I am sure by now you’re plenty tired worrying about when the economy will begin to turn around and grow again.  For many of us involved in marketing, the state of the economy has taken more of our collective bandwidth from thinking of important innovation strategies to urgent survival strategies to cope with these uncertain times.

According to Silicon Valley futurist, Paul Saffo, we are experiencing more than a cyclical recession, it’s a total shift into the beginning of a new economic era that he calls the “creator economy”– where we create and produce at the same time. Read about it here.

The Crash of 2008 may indeed have been the first shoe to drop. I think we are at the beginning of something more– nothing short of a global push of the reset button. But the sky is not falling. What if our current state of affairs is the new normal? What if this is as good as it gets for the foreseeable future? Can we sustain our current model of producing more and more goods for more and more to consume? I don’t think so. It might be a better idea to place more thought on contributing to the flow rather than consuming the source. Where then, will the growth and expansion that drives our prosperity come from?

Where it has always come from– value creation. Regardless of what has been the main driver of economic growth this past century, (producers in the first half, consumers in the latter), creating and perceiving value has always been the key to growth and prosperity.  This underlying principal has held commerce together throughout the ages–seemingly, one the corporate world has forgotten about. As a result, we find ourselves in our current drama.  As long as human beings trade with each other, creating and perceiving value will drive lasting prosperity.

The Crash of 2008 is nothing more than a marker in time between the old and new order–the inflection point that defines the new economy we are entering into. Ideas born from inspiration as opposed to desperation will rule the day. Marketers who create more value from ideas that turn into goods that help all people enjoy a better, more sustainable life will be rewarded with prosperity. In this new idea economy, where the old idea of shared value (relationships) is the new currency of life, we need to keep our focus on inspired ideas that really matter to people.

We are experiencing, through these uncertain times, the creative destruction of the old for the new.
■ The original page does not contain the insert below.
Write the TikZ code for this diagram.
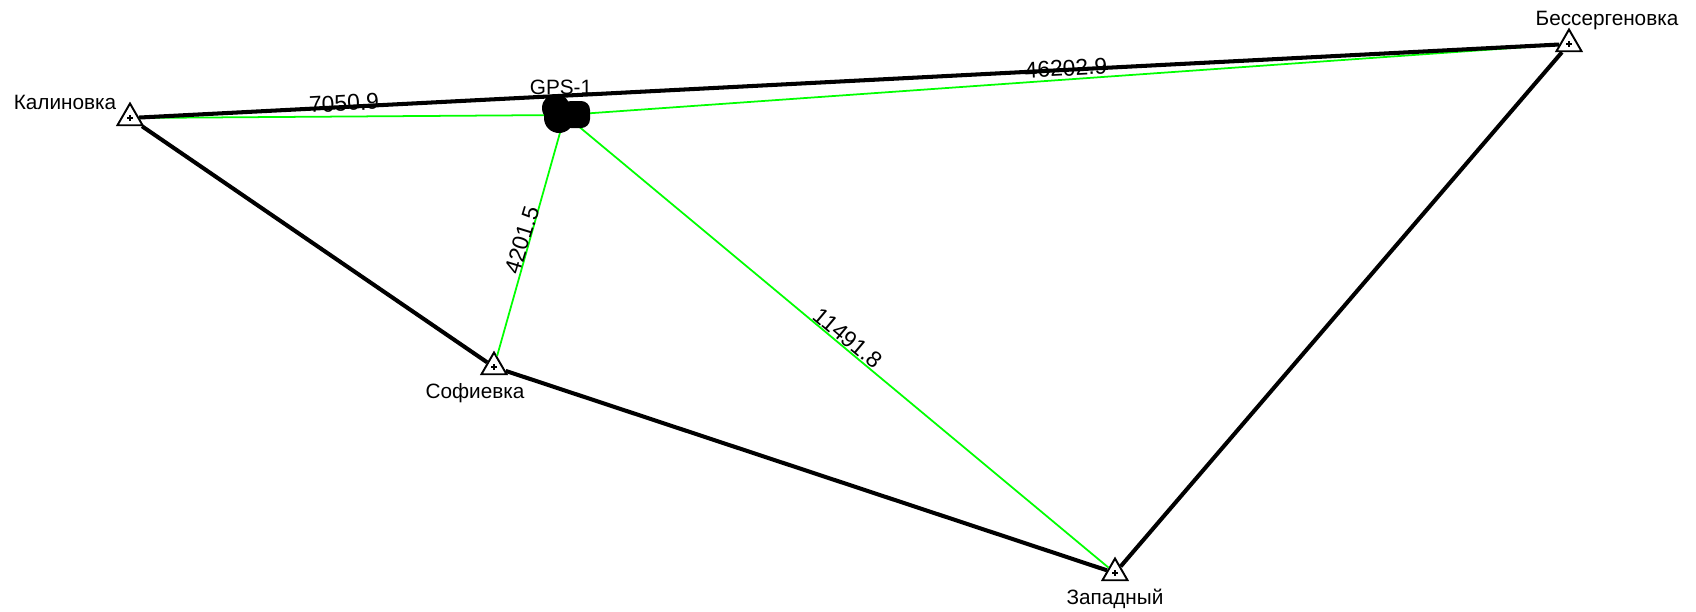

A space is being created for the new market leaders who understand that lasting prosperity is the effect of thinking win-win, as opposed to “I win”–on creativity, not competition.

What do you think?

{ 1 comment… read it below or add one }

Roger Hilleboe April 1, 2009 at 11:26 am

One implication of this paradigm shift will hopefully be the elimination of “preceived value” in the consumer’s mind – they will no longer be able to pay for this illusion. Instead manufacturers of goods and service providers will have to rely on producing product of more intrinsic value than there competitors instead of relying on their advertising dollars (which have never been of any help to the economy by the way.) and marketing services providers to create “value” out of thin air. An example? Almost all major drug store chains, Walmart, CVS, Walgreens, carry their own brands of OTC drugs like Excedrin. They contain the exact same compounds and sell for almost half the price. Well guess what? In 2008 sales of Excedrin were dramatically down and CVS was one of the few retailers to post a profit because so many consumers bought the CVS brand instead of the higher priced brands with the higher “perceived value.”